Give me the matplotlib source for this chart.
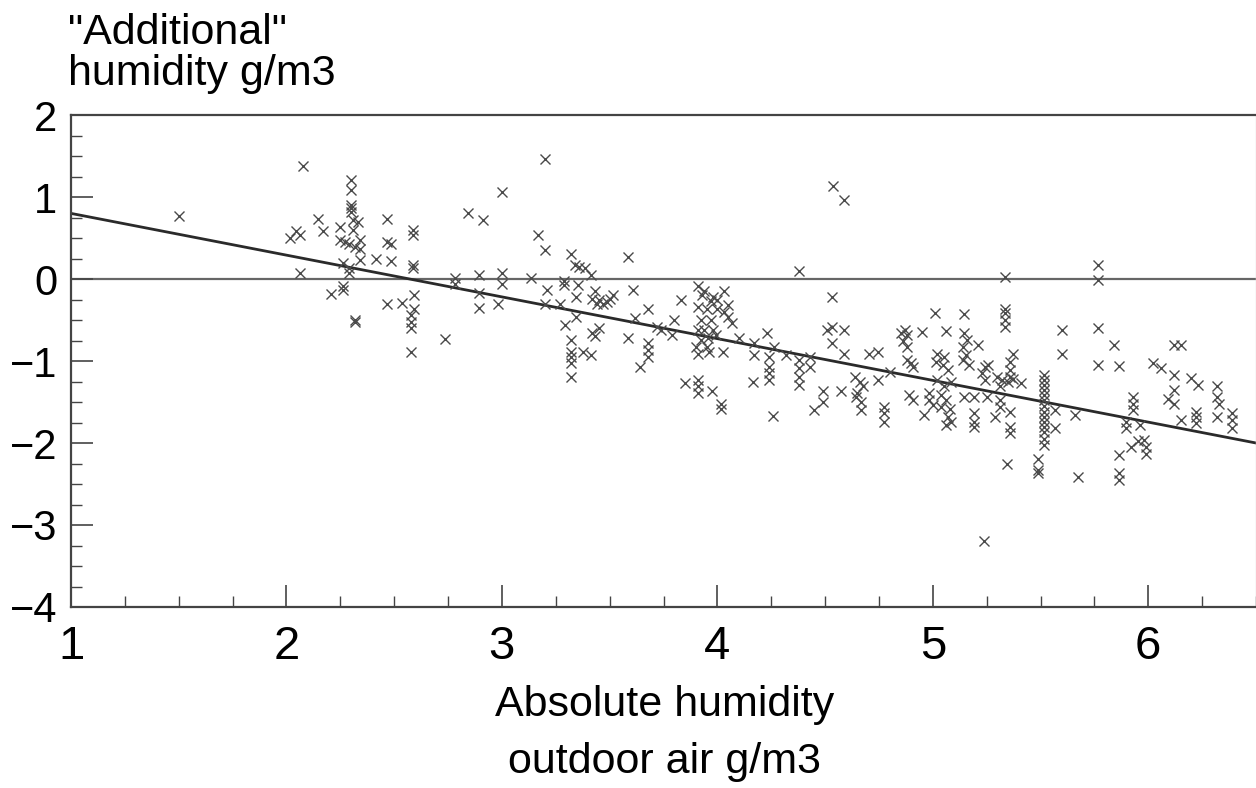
◇ ◇ ◇ ◇
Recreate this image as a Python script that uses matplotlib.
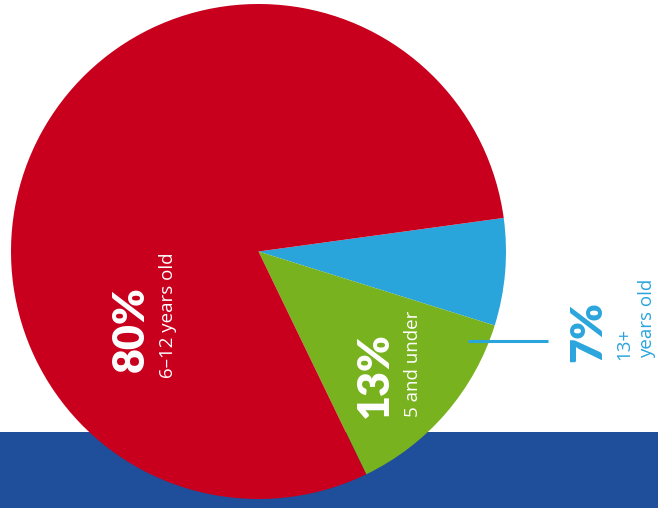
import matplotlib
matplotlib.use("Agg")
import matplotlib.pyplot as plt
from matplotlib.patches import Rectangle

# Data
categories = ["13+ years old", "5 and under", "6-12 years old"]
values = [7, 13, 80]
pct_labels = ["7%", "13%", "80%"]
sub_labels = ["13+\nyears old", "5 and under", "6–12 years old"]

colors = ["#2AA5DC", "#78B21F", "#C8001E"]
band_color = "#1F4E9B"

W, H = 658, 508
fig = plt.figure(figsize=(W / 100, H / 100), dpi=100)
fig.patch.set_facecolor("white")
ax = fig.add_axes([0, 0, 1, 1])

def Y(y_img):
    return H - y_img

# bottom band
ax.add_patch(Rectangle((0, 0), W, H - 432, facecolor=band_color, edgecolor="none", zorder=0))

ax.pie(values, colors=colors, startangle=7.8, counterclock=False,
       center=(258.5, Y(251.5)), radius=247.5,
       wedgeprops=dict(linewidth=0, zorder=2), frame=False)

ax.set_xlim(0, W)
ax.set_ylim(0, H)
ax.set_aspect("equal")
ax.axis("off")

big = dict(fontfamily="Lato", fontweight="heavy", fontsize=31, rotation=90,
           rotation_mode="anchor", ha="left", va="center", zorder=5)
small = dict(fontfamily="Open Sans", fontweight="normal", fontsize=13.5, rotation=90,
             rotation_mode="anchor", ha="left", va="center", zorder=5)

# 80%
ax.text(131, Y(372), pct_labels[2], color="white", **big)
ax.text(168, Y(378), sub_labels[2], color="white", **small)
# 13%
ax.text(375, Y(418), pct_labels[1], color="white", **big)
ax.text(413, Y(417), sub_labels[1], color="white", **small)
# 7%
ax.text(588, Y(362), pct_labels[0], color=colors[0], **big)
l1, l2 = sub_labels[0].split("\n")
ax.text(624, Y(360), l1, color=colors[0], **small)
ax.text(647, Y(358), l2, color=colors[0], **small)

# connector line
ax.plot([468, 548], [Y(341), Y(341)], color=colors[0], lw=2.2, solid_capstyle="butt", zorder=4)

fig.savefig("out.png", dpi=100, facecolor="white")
◇ ◇ ◇ ◇
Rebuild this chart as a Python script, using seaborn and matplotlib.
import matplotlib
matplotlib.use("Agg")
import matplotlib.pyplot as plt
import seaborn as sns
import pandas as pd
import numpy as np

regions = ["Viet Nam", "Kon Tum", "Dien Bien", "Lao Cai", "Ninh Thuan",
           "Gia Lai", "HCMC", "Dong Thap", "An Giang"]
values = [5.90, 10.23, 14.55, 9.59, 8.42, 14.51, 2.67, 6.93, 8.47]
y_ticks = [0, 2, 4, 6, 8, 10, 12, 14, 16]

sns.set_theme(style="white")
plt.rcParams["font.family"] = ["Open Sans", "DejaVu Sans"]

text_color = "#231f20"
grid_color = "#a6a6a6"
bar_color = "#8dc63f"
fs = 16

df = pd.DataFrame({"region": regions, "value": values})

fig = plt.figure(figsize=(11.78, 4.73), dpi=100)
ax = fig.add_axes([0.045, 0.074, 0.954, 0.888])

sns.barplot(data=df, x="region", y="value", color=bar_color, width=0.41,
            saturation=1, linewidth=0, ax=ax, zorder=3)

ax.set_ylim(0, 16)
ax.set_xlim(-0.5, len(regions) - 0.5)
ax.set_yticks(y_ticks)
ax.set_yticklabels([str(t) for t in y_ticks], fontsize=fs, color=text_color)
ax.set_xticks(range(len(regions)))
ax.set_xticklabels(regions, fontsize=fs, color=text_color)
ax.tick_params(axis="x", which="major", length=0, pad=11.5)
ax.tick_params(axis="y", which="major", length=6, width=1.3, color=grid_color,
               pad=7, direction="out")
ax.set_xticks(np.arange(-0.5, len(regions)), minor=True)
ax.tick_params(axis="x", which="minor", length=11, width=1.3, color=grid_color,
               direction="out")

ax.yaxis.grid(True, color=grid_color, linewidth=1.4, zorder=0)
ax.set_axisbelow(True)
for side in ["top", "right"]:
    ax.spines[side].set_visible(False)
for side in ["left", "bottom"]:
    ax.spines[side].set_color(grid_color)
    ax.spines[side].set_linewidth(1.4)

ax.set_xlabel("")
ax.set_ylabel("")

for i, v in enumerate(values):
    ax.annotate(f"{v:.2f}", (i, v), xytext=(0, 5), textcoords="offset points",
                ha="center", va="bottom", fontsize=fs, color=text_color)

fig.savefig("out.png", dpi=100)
◇ ◇ ◇ ◇
▸ Problem requirements
Search the preceding listing for the word "seaborn" and pull out every line that holds it.

▸ Complete output
Rebuild this chart as a Python script, using seaborn and matplotlib.
import seaborn as sns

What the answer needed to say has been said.